The microphones, shown in red, are labelled based on the intensity of the signal they each pick up. Based only on these intensities, it would be reasonable to estimate the direction of the sound source to be somewhere within the “Direction Estimate” cone.

Now a second source of sound is added, emitting a different sound but at similar intensity (and with similar decay of intensity with distance):

The problem is that taking the same approach to estimate the direction sound is coming from would result in an estimate in between the separate sound sources, effectively pointing at the weighted mean position of all sound sources, where the weighting is the intensity of each sound.

This is not very useful for this project, as the idea is to enable spatial awareness by reporting all sounds in the vicinity (and their directons) to the user.

The way I plan to tackle this issue is by using a Fast Fourier Transform (FFT), which is a computational way to separate out a signal (in this case a sound signal) into its component frequencies (this video provdies a great intuitive explanation for how and why the fourier transform does what it does).

By taking the FFT of each incoming signal, whichever algorithm is used to estimate the direction of incoming sound can be applied to each detected frequency, allowing the direction of multiple sounds at once to be accurately estimated.

But why does the FFT Change Things?

Keyboard playing E2

Keyboard playing A2

Me singing A2 (slightly sharp loll)

Peaks are (in Hz): 111, 223, 334,445

Me singing E3 with "ahh" vowel

Peaks are (in Hz): 111, 223, 334,445

Me singing E3 with "ooh" vowel

Peaks are (in Hz): 111, 223, 334,445

Sounds tend to have different makeups in terms of which frequencies are present in them, typically due to variations in pitch, i.e. which “note” the sound has, and the timbre, which is the character of the sound (what the sound sounds like). For example, you can have a car horn and a person’s voice create the same note, but they have distinct timbre, you can have multiple people talking at once (with similar tibre as voices tend to sound similar), but at different pitches.

To illustrate the difference between these two, consider the following FFT plots of my keyboard’s piano sound and my voice; note that the horizontal axis is frequency in Hz, and the vertical axis is intensity in decibels.

The pitch of a sound is typically measured with its base (AKA lowest) frequency; check out how both A2s have almost the same base frequency, and hence are almost the same note (I sang the A a little bit sharp, i.e. a little too high).

Note some interesting similarities between these images:

Both Keyboard notes have higher harmonic frequencies present than the voice FFT plots do. This is due to the difference in timbre between these sounds.
Similarly, note the difference in the frequencies present between me singing an E3 with an “ahh” vs “ooh” vowel; the change in timbre is shown by the change in frequencies present (“aah” seems to have higher frequencies present).

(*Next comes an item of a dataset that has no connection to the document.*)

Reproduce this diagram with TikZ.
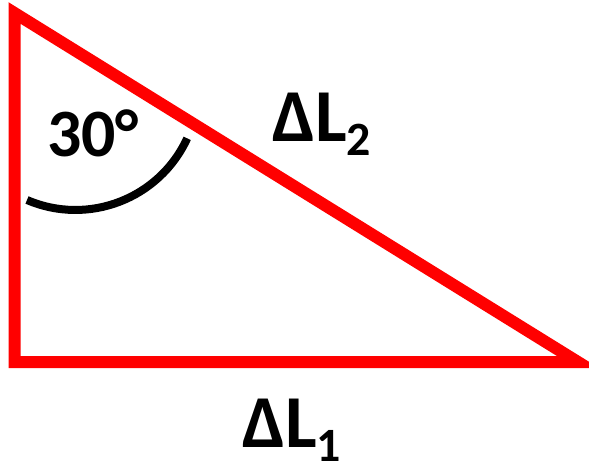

If you choose any pair out of these FFT plots, there are almost always frequencies that are distinct to each sound. If the sounds have different pitch, then the base frequency, as well as most others, are shifted up or down, and can be distinguished due to this. If the sounds have different timbre, they have differently shaped fft plots with different frequencies present, although it’s true that many frequencies overlap.

Applying an FFT to a sound signal gives you the intensity of each frequency present in the sound, and in principle, with some processing, measuring intensity with multiple microphones should enable an estimate of the direction of that sound to be made.

So, picture taking the FFT of each of the three microphones in the above example multiple times per second, and instead of using the intensity of the audio signal as a whole, we can use the intensity of each component frequency to estimate in which direction each frequency is mainly coming from. Since most sounds you hear at a given moment tend to have unique pitch and timbre, this approach should enable the system to predict the direction of origin of multiple sounds at once.

Hopefully this approach successfully allows multiple sounds to be tracked simultaneously, but if it is ulitmately unsuccessful, other approaches such as using the phase of each frequency and directional microhpones will be explored.